ECLI:NL:OGEAC:2023:252
Gerecht in eerste aanleg van Curaçao
- Kort geding
- Rechtspraak.nl
Huurgeschil tussen familieleden met betrekking tot ontruiming en huurachterstand
In deze zaak, die zich afspeelt in Curaçao, betreft het een huurgeschil tussen familieleden. De eiser, [verhuurder], heeft een kort geding aangespannen tegen de gedaagde, [huurder], met als doel ontruiming van de woning en betaling van huurachterstand. De huurovereenkomst tussen partijen dateert van 25 maart 2016, waarbij [verhuurder] de woning aan [huurder] verhuurt voor een maandelijkse huurprijs van NAf 600,00. In een eerdere bodemprocedure, die resulteerde in een vonnis op 14 februari 2022, is [huurder] veroordeeld tot betaling van achterstallige huur. Dit vonnis is in kracht van gewijsde gegaan, wat betekent dat [huurder] geen hoger beroep heeft ingesteld.
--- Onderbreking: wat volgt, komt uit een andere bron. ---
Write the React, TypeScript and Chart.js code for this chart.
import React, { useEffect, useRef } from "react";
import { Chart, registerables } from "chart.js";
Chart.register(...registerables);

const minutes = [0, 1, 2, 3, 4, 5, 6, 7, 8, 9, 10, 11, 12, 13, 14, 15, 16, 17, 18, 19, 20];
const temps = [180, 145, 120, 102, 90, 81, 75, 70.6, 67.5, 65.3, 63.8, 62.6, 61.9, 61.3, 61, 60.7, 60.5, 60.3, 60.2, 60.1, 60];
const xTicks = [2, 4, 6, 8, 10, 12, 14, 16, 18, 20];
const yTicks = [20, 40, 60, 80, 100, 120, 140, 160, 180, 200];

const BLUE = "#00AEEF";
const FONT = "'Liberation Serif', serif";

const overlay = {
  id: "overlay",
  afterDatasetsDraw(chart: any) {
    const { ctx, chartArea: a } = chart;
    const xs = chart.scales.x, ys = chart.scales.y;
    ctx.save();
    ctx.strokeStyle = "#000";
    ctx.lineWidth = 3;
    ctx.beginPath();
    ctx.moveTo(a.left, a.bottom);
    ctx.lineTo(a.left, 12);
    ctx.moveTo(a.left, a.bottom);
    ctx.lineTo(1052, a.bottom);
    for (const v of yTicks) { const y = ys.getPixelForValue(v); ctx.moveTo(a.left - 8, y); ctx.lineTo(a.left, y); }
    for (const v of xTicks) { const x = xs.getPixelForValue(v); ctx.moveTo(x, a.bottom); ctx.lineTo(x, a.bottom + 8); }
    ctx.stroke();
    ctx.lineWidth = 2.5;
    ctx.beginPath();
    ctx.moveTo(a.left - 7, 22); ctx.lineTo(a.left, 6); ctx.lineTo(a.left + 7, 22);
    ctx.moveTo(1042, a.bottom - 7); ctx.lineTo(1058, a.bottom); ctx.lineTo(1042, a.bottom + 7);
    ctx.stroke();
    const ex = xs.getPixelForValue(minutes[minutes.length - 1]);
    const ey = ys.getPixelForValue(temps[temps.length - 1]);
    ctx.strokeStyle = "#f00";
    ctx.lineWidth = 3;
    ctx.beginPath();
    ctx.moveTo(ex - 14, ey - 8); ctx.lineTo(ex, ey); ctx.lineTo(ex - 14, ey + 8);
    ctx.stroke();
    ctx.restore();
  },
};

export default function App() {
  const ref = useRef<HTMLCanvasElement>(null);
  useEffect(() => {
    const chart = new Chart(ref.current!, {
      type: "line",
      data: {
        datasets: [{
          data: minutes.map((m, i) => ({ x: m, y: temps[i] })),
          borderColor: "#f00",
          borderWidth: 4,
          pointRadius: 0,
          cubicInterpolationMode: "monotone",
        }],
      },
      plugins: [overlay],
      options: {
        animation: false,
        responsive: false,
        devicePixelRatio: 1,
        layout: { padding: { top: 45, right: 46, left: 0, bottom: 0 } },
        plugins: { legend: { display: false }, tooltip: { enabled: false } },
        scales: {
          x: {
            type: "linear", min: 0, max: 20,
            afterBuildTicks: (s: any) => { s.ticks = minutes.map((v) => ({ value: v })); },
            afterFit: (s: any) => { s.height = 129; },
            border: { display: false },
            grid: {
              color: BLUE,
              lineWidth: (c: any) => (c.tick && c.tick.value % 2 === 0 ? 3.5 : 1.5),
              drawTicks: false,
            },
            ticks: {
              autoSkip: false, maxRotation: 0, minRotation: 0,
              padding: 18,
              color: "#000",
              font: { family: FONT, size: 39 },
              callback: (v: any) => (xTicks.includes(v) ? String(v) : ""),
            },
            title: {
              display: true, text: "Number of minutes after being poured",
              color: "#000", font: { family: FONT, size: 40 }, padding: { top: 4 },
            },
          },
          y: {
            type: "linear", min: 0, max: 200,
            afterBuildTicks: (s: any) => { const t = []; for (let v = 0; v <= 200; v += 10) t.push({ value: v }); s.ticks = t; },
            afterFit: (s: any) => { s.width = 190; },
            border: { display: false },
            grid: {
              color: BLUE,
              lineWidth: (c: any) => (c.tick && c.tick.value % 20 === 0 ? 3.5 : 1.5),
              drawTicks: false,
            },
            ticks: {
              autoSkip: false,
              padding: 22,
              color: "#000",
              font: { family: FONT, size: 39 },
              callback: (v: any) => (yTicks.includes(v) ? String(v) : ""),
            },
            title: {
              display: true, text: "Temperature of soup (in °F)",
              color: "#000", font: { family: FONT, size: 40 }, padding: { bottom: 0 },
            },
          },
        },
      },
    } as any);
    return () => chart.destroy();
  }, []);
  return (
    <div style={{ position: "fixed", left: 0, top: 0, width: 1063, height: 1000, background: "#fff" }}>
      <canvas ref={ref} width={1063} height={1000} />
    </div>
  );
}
In het kort geding heeft [verhuurder] zijn vordering gewijzigd en verzocht om betaling van een totaalbedrag van NAf 21.000,00, vermeerderd met wettelijke rente, en om ontruiming van de woning. [huurder] heeft als verweer aangevoerd dat hij mede-eigenaar is van de woning, omdat deze volgens hem deel uitmaakt van de nalatenschap van zijn grootmoeder. Het gerecht heeft echter geoordeeld dat er geen bewijs is dat [huurder] mede-eigenaar is van de woning en dat hij zijn huurverplichtingen niet is nagekomen.
De rechter heeft vastgesteld dat [huurder] de hoogte van de huurachterstand niet heeft betwist en dat de vordering tot betaling van de huurachterstand zal worden toegewezen, met dien verstande dat de huurachterstand vanaf januari 2019 wordt berekend. De ontruiming van de woning is toegewezen, omdat [huurder] jarenlang niet aan zijn betalingsverplichtingen heeft voldaan, ondanks eerdere veroordelingen. Het gerecht heeft partijen geadviseerd om de nalatenschap te verdelen voordat verdere aanspraken worden gemaakt. De beslissing van het gerecht houdt in dat [huurder] uiterlijk op 1 december 2023 de woning moet ontruimen.